Some paintings by the 17th century Safavid artist Muhammad Zaman
Perhaps the best known of all the British Library’s Persian manuscripts is Or. 2265, a copy of the Khamsah (‘Five Poems’) by the 12th century poet Nizami, copied and illustrated for the Safavid ruler Shah Tahmasp (ruled 1524-76). In a recent codicological study of this manuscript Priscilla Soucek and Muhammad Isa Waley (see Soucek and Waley below) have convincingly argued that the copy is in fact a composite volume: initially copied by the royal scribe Shah Mahmud al-Nishapuri in 1535-43, and subsequently augmented by the addition of 14 full page illustrations by some of the most famous court artists of the mid-16th century. Further pages were inserted probably during the 17th century, and again at a later stage, perhaps when the manuscript was rebound in the early 19th century at the court of Fath ʻAli Shah Qajar.

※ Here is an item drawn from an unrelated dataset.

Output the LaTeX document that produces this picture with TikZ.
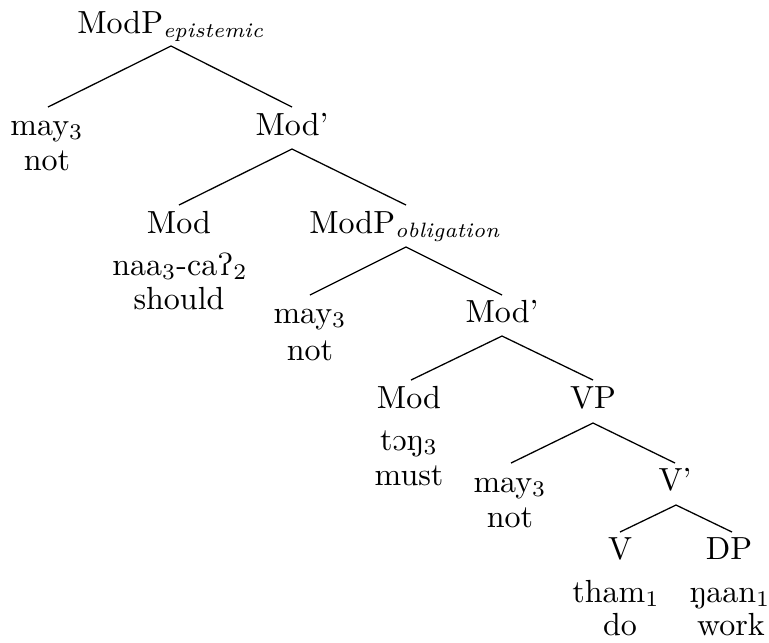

It was possibly during this last refurbishment that three paintings by the artist Muhammad Zaman were added to illustrate Nizami’s poem the Haft paykar (‘Seven Beauties’). Damage to the upper part of these folios suggests that that they were most probably removed from an album or from another copy of the same poem (Soucek and Waley, pp. 199-200; 208).